I decided to sand the floor because it was so rough. When I hosed down the floor it really raised a lot of wood grain and I didn't want to have chunks of floor catch on stuff. I only have the little sander so that's what I used. I went through three packs of good quality sand paper. I used some cheaper stuff and that lasted literally a foot of length of the trailer and even then I was only sanding the smoother bits. The good stuff lasted maybe two to three feet of floor, and I used it on the roughest stuff.
Sanding the floor before the second layer of deck stain.
Deck Stain Plus Baseboard Paint
Once I got the floor sanded I brushed the dust off the baseboard area (it was pretty thick) and painted the baseboard. Good brushes let you paint trim accurately, and the Purdy brush we had at home was great (1.5" angled XL). The brush really helped, I could draw a nice straight edge without any taping. It was nice also because I was tired and I lay on the floor while painting the baseboard.
After the baseboard paint I did another layer of deck stain, backing out to the front door like the first time. Since I'd sanded down a lot of the stain in places the coating wasn't super even but it's what it'll be for now.
Baseboard done in black, second layer deck stain done also.
I didn't do any extra layers on the ramp, it's just one coat.
I did notice that the original layer of stain had penetrated deep into the wood. This is good because that was my intent, protect the wood. Also if I dig the edge of a leaf blower into the floor it won't be raw wood right away, it should be stained wood for a bit.
Not that I, ahem, have dug the edge of a leaf blower into the floor.
Baseboard done, second layer deck stain.
Baseboard and second layer deck stain.
Trailer is full of deck stain colored sanding dust, it needs to be wiped down.
The biggest initial project for me was making tables that worked inside the trailer. Due to the jutting wheel wells the folding tables ended up crooked inside the trailer. Also, since we didn't need all three feet of table, it took up a lot of room.
My plan was to make two 18" deep tables, about 6' wide (the width of the trailer windows). They would be mounted on piano hinges and fold down out of the way, with folding legs. As I learned more about what I needed to do, and with the realization that I needed to simplify things, I modified my plans.
Eventually I went with slightly wider tables, about 79" so that the tables extended about 3" to each side of the window. This would allow me to use big hinges on each side - the piano hinges would bind if the wood warped, and with all this stuff exposed to the elements, I figured I'd be looking at warped wood.
John S, a long time friend and supporter, made the tables for me, so my thanks to him. He also advised me on some of the logistics of securing the tables to the sides, weight bearing things, and other topics that I didn't know I needed to know.

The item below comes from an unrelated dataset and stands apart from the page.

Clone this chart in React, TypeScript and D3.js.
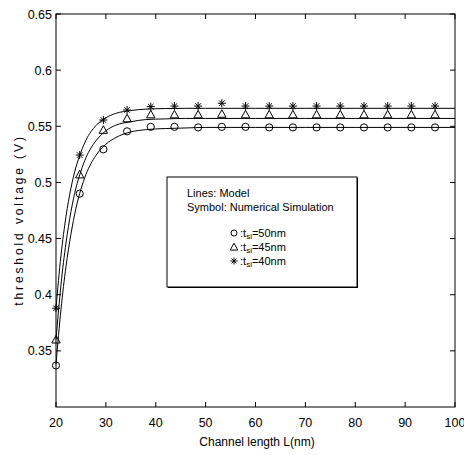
import * as d3 from 'd3';

// simulation points (symbols)
const simL = [20, 24.75, 29.5, 34.25, 39, 43.75, 48.5, 53.25, 58, 62.75, 67.5, 72.25, 77, 81.75, 86.5, 91.25, 96];
const sim50 = [0.337, 0.49, 0.5295, 0.5455, 0.5495, 0.5495, 0.549, 0.5495, 0.5495, 0.549, 0.549, 0.549, 0.549, 0.549, 0.549, 0.549, 0.549];
const sim45 = [0.36, 0.507, 0.5467, 0.557, 0.5605, 0.5605, 0.5605, 0.561, 0.5605, 0.5605, 0.5605, 0.5605, 0.5605, 0.5605, 0.5605, 0.5605, 0.5605];
const sim40 = [0.388, 0.5244, 0.5556, 0.5645, 0.5675, 0.568, 0.568, 0.5705, 0.568, 0.568, 0.568, 0.568, 0.568, 0.568, 0.568, 0.568, 0.568];

// model curves (lines)
const modelL = [20, 21, 22, 23, 24, 25, 26, 28, 30, 32, 35, 38, 42, 46, 50, 60, 70, 80, 90, 100];
const model50 = [0.338, 0.387, 0.425, 0.454, 0.477, 0.494, 0.507, 0.524, 0.534, 0.54, 0.545, 0.547, 0.548, 0.5485, 0.549, 0.549, 0.549, 0.549, 0.549, 0.549];
const model45 = [0.36, 0.409, 0.446, 0.474, 0.495, 0.51, 0.522, 0.537, 0.546, 0.551, 0.554, 0.556, 0.5566, 0.557, 0.557, 0.557, 0.557, 0.557, 0.557, 0.557];
const model40 = [0.388, 0.435, 0.4695, 0.495, 0.5136, 0.527, 0.5376, 0.5506, 0.5576, 0.5615, 0.564, 0.5653, 0.5658, 0.566, 0.566, 0.566, 0.566, 0.566, 0.566, 0.566];

const xTicks = [20, 30, 40, 50, 60, 70, 80, 90, 100];
const yTicks = [0.35, 0.4, 0.45, 0.5, 0.55, 0.6, 0.65];

const W = 464, H = 455;
const left = 56, right = 455, top = 14, bottom = 407;
const font = 'Liberation Sans, Arial, sans-serif';

const x = d3.scaleLinear().domain([20, 100]).range([left, right]);
const y = d3.scaleLinear().domain([0.3, 0.65]).range([bottom, top]);

const line = d3.line<number>().x((_, i) => 0).curve(d3.curveMonotoneX);

function path(ls: number[], vs: number[]) {
  return d3.line<number>()
    .x((_, i) => x(ls[i]))
    .y(v => y(v))
    .curve(d3.curveMonotoneX)(vs) || '';
}

const Circle = ({ cx, cy, r = 3.6 }: any) => <circle cx={cx} cy={cy} r={r} fill="none" stroke="#000" strokeWidth={1} />;
const Tri = ({ cx, cy, s = 4.2 }: any) => (
  <path d={`M${cx},${cy - s}L${cx + s},${cy + s * 0.8}L${cx - s},${cy + s * 0.8}Z`} fill="none" stroke="#000" strokeWidth={1} />
);
const Star = ({ cx, cy, s = 4 }: any) => {
  const d = s * 0.7;
  return (
    <path d={`M${cx - s},${cy}H${cx + s}M${cx},${cy - s}V${cy + s}M${cx - d},${cy - d}L${cx + d},${cy + d}M${cx - d},${cy + d}L${cx + d},${cy - d}`}
      stroke="#000" strokeWidth={1} fill="none" />
  );
};

const Sub = ({ n }: { n: string }) => (
  <>
    :t<tspan fontSize={8} dy={2}>si</tspan><tspan dy={-2}>={n}nm</tspan>
  </>
);

export default function App() {
  void line;
  return (
    <svg width={W} height={H} style={{ position: 'absolute', left: 0, top: 0, background: '#fff' }} fontFamily={font}>
      <rect x={0} y={0} width={W} height={H} fill="#fff" />
      {/* model lines */}
      {[model50, model45, model40].map((m, k) => (
        <path key={k} d={path(modelL, m)} fill="none" stroke="#000" strokeWidth={1} />
      ))}
      {/* symbols */}
      {simL.map((l, i) => <Circle key={'c' + i} cx={x(l)} cy={y(sim50[i])} />)}
      {simL.map((l, i) => <Tri key={'t' + i} cx={x(l)} cy={y(sim45[i])} />)}
      {simL.map((l, i) => <Star key={'s' + i} cx={x(l)} cy={y(sim40[i])} />)}
      {/* frame */}
      <rect x={left} y={top} width={right - left} height={bottom - top} fill="none" stroke="#000" strokeWidth={1} />
      {xTicks.map(t => (
        <g key={'x' + t}>
          <line x1={x(t)} x2={x(t)} y1={bottom} y2={bottom - 5} stroke="#000" />
          <line x1={x(t)} x2={x(t)} y1={top} y2={top + 5} stroke="#000" />
          <text x={x(t)} y={bottom + 20} fontSize={12.5} textAnchor="middle">{t}</text>
        </g>
      ))}
      {yTicks.map(t => (
        <g key={'y' + t}>
          <line x1={left} x2={left + 5} y1={y(t)} y2={y(t)} stroke="#000" />
          <line x1={right} x2={right - 5} y1={y(t)} y2={y(t)} stroke="#000" />
          <text x={left - 4} y={y(t) + 4.5} fontSize={12.5} textAnchor="end">{t}</text>
        </g>
      ))}
      <text x={257} y={446} fontSize={12} textAnchor="middle">Channel length L(nm)</text>
      <text transform={`translate(23,220) rotate(-90)`} fontSize={12} letterSpacing={2.9} textAnchor="middle">threshold voltage (V)</text>
      {/* legend */}
      <rect x={168} y={178} width={190} height={110} fill="#000" />
      <rect x={167} y={177} width={190} height={110} fill="#fff" stroke="#000" strokeWidth={1} />
      <text x={187} y={197} fontSize={11}>Lines: Model</text>
      <text x={187} y={211} fontSize={11}>Symbol: Numerical Simulation</text>
      <Circle cx={234} cy={233} r={3} />
      <text x={240} y={237} fontSize={11}><Sub n="50" /></text>
      <Tri cx={234} cy={247} s={3.8} />
      <text x={240} y={251} fontSize={11}><Sub n="45" /></text>
      <Star cx={234} cy={261} s={3.5} />
      <text x={240} y={265} fontSize={11}><Sub n="40" /></text>
    </svg>
  );
}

For legs I decided to get the type that screw into the base of the table top. The folding legs would involve more hardware, more planning, and for the screw-in legs I just had to buy four legs and four plates. It took a few minutes to secure the plates, a few more to mount the tables.
As far as unfolding the table it takes about 15 seconds to install a leg, it's a one person job, and in less than a minute I can have all four tables set up. I plan on leaving the tables up since the 18" depth doesn't take up much space.
Tables, with finished legs.
For wood people the tables are made with 3/4" plywood with a veneer thing on them (I forget the name of the veneer).
I got the legs and plates at Lowes, finishing them with Minwax stain and a spray can poly.
D-rings, strap bars
I wanted an organized place to store some of the often-used lightweight stuff. This included the folding tables, folding chairs, tripod, tie down straps, broom, some other stuff.
Tie down strap rack.
I spend an inordinate amount of time untangling the straps if they're in a bin. This way they're easy to use, "pre-loaded" if you will, and easy to put away. I used two 18" towel bars, anchored in the 3/8" plywood sides. I don't put a lot of tension on the straps, and in fact many of them are loose but the hooks keeps the strap in place.
Yellow straps are heavier duty, red ones are lighter duty.
Although used for transportation (tying things down in the trailer) they also get used to tie down the tents outside. When setting up it's nice to have organized straps.
Securing lightweight items like tables, chairs, tripod, and, later, a step stool.
The floor bears the weight so the sides only have to keep them from falling over. I've secured wood on the side of the trailer using construction adhesive as well as screws anchored in the metal studs. The idea was to keep the light stuff vertical and out of the way. Based on my trip to and from White Plains, including some pretty rough pavement, everything works fine.
I added white duct tape (ideally a finish line is a black line in a white background).
The curtain rod is currently not used, looking for a better idea for a sun-screen type thing.
So that's the trailer, as it is now. I'll do a post on the White Plains Crit, where I used the trailer with its modifications for the first time.
Hopefully I can get some more things done to it and make it an all season trailer.
Supplies bought at:
Valley Home and Garden, Simsbury, CT ("VHG") - everything but what I got at Lowes, so paint, stain, hooks, bars, all hardware for securing things to the walls, fire extinguisher, paint brushes, all tapes (Caution, blue painters, white and black duct tape), paint supplies, drill bits, sandpaper, and who knows what else.
Lowes, Bloomfield, CT ("Lowes") - wood, table legs, table leg plates.